1区画当たり2時間でリフトアップまで施工可能

必要な作業者は5人程度

 施工はまず、現場の床版下面の手直し(清掃および不陸調整など)を行った後、主桁に横桁設置用の孔明けを施す。次いで横桁設置用のブラケットを設けた。ブラケット設置面の鋼桁塗膜は鉛を含有していたので、剥離剤で除去したうえで、ブリストルブラスターでケレンしたうえでブラケットを設置している。


墨出し

ブリストルブラスターを用いた素地調整


コンクリート面の下地処理状況

現場での孔明、ブラケット設置状況


 そして、縦桁設置部位のコンクリート下面の表面研掃を行い、下からウインチで縦・横桁を吊り上げ、横桁と縦桁の地組を行う。地組を行って一体化した部材をリフト付き台車で所定の高さまで上げ、弾性シール材を介して5mm以上20mm以内(本現場では横断勾配2%のため5~15mm)に隙間を収めて、そこにエポキシ系の充填剤を入れる。充填部は一体化しないように縦桁とエポ材の間はフィルムを入れて縁切れを施している。縁切れの理由は前述のようにあくまで床版と桁の接着を避けるためである。


FSグリッドを下から荷揚げする状況

FSグリッドのHFRP横桁設置状況

GFRP縦桁設置状況

リフトアップ状況

高力ボルト本締め状況

シールおよび注入材(エポキシ樹脂)の施工状況


 今回は、1ユニット(今回4ユニット/区画)で約20~30分、1区画あたり約2時間で地組から運搬~リフトアップまでの施工を行うことができ、加えて弾性シール材の施工に1日、同硬化養生に3日、エポ材の充填に半日程度で全ての補強工を完了できる。取り付けに必要な作業者は5人程度(作業員4人+世話役1人)であった。



施工が完了したFSグリッド(井手迫瑞樹撮影)

FRPによる既設床版延命化工法 FRPによる既設床版延命化工法 FRPによる既設床版延命化工法

20tトラックの走行試験やCOM3Dによる延命シミュレーションも実施

ひび割れの開閉がほとんど無くなり、高い拘束効果を発揮

 施工後は、20tトラックを用いた走行試験およびCOM3D(コンクリート構造の高サイクル疲労損傷を再現する履歴経路積分型の疲労非線形有限要素解析)を用いた延命シミュレーションも行っていく。走行試験ではM式3方向クラックゲージ『CET-2S001』などを使って確認した結果、ひび割れの開閉がほとんど無くなり、高い拘束効果を発揮していることが明らかになった。また床版の活荷重たわみも 減少していることを確認した。COM3Dの活用に当たっては、床版のコア抜きも行ったが、IHIが開発した『モバイルコアシステム』を活用し、通常はφ100×h200の資料が必要なところをφ33×h66でも調査可能とすることで、母材の損傷を最小限にしつつ、コアを採取し、COM3Dによる劣化予測、延命化年数の予測に役立てている。


走行試験に用いる20tトラックのイメージ

実際の試験車両と計測時の機器設置状況

たわみ測定位置図

M式3方向クラックゲージを使ったひび割れ変位測定


 NEXCO東日本関東支社は、今回の試行の効果を検証し、首都圏の交通量が多く、床版上面からの補修補強が難しい箇所や床版取替までの設計検討・関係機関協議等により工事着手まで一定以上の期間が必要な箇所の床版(特に床版下面の疲労に起因したひび割れ損傷が卓越している箇所)の延命化工法の1つとして活用してすることを検討している。

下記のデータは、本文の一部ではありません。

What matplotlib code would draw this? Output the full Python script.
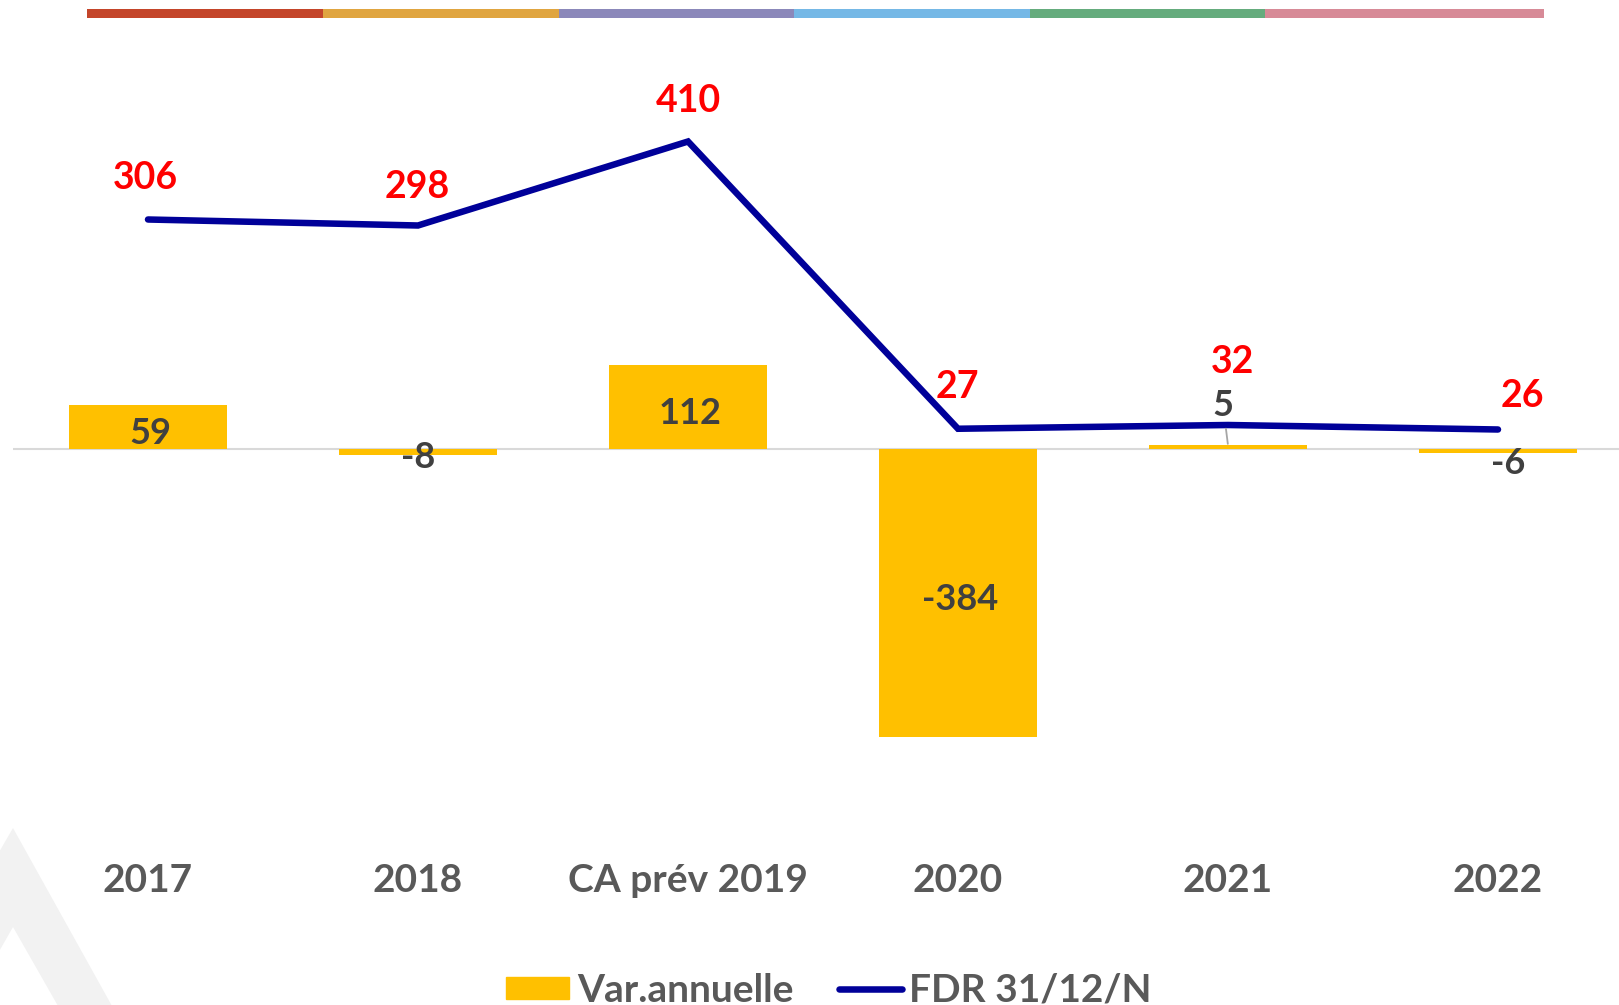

 なおFSグリッドによる補強以外で、本工事ではコンクリート剥落による第三者被害を抑止すべく剥落防止工を施工している。玉川高架橋約6,000㎡、川崎高架橋約37,000㎡(合計約43,000㎡)で剥落防止工事を実施する予定である。2軸メッシュのビニロン系シート+エポキシ含浸工法(VEライニング工法)を採用している。

 元請はショーボンド建設。下請はIHIインフラ建設。